Veja-se só: é um facto que hoje a concentração de riqueza nas mãos de alguns é uma das maiores que alguma vez existiu na história. No entanto, não se poderá dizer que vivemos no mundo onde a pobreza prolifera como em tempos antes do 25 de Abril ou na Grande Depressão. O mesmo pode dizer-se sobre o conflito armado; vivemos num dos períodos históricos mais pacíficos desde que há registo, e, no entanto, a crueldade da guerra paira sobre as nossas cabeças, mesmo no mundo ocidental. Usando a expressão bem portuguesa: vai-se andando.

Que fazer então sobre este mundo, em que tudo está assim-assim, nem muito ricos nem muito pobres, nem muito amigos nem muito inimigos, nem muito felizes nem terrivelmente descontentes? A realidade torna-nos cada vez mais dormentes, e talvez por necessidade biológica cada vez mais focada no que a nós como indivíduos diz respeito: o nosso bem-estar, as nossas oportunidades, os nossos afazeres em detrimento das nossas necessidades colectivas. Ouve-se muito dizer por esta altura que não há nada a fazer, o mundo é assim, e ninguém o mudará. A letargia não só habita a concepção do mundo dentro da cabeça de cada um de nós, como contagia o nosso âmago, a própria concepção de nós mesmos. É uma verdadeira pandemia, muito alarmante por sinal.

O zeitgeist (conceito alemão do espírito dos tempos) leva-me a recordar as minhas batalhas contra a depressão. Como é difícil revoltarmo-nos contra nós mesmos quando tudo parece sombrio, quando estamos perdidos e a habitar um corpo que jamais nos pertence. Quando negamos partes da nossa existência, quando não admitimos a nossa doença, quando sentimos que mais nada nos trará alegria de volta, a melhor opção, a mais óbvia e coerente, é desistir. Sinto que muitas pessoas já desistiram e ainda não o sabem. É particularmente perigoso negarmo-nos como seres que pensam, que pertencem a uma classe social, que habitam uma aldeia ou cidade, que trabalham, que partilham espaço e pensamento com outros seres como nós. Tal como nessa terrível condição mental, não é possível voltarmo-nos a ligar com a nossa essência se não procurarmos ajuda, e nos voltarmos a assumir como somos.

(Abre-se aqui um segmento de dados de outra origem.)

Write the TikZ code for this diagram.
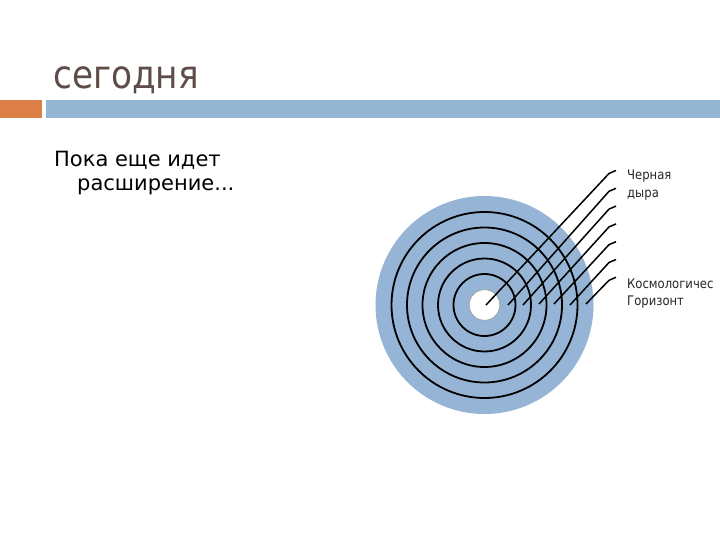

Como noutros tempos, a nossa acção colectiva tem potencial para mudar o mundo. Seja para preservar espaços verdes para os nossos filhos, seja por um trabalho em condições dignas, por uma sociedade que nos respeite, não deixe ninguém para trás, enfim, uma sociedade onde a vida boa para todos é possível. A história tem exemplos infindáveis de que é possível tratar esta letargia, esta maleita. Começar uma análise da nossa consciência é essencial, e nessa viagem encontrarmos os nossos companheiros de viagem, outras pessoas despedaçadas pela realidade e que estejam dispostas a revoltarem-se alegre e determinadamente por um lar, uma cidade, um país, por causas que ansiamos. Isso implica percebermos que mesmo que não nos interessemos pela política, a política trata de se interessar em nós. E chega o momento de escolher: deixar que falem por nós, apáticos e retalhados, ou tomarmos as rédeas do nosso destino e desafiarmos este estado das coisas, em que nada parece ser muito verdadeiro ou falso, bom ou mau, cínico ou honesto?

Como nas lutas internas que todos enfrentamos — e nisso a jornada pela preservação da saúde mental ensina-nos valiosas lições — se achamos verdadeiramente que a vida merece ser vivida intensamente, se queremos um futuro melhor para os nossos filhos e filhas, irmãos e irmãs, temos uma única opção: gritarmos ao mundo a nossa vontade de sermos felizes, de chorar e de rir. Pelo caminho certamente iremos reconhecer que todos estes atos são políticos, que somos seres que precisam da política, e que, se quisermos, podemos aspirar a ter boas políticas e boas pessoas na política. Basta escolher estar e ser, na política tal como na vida.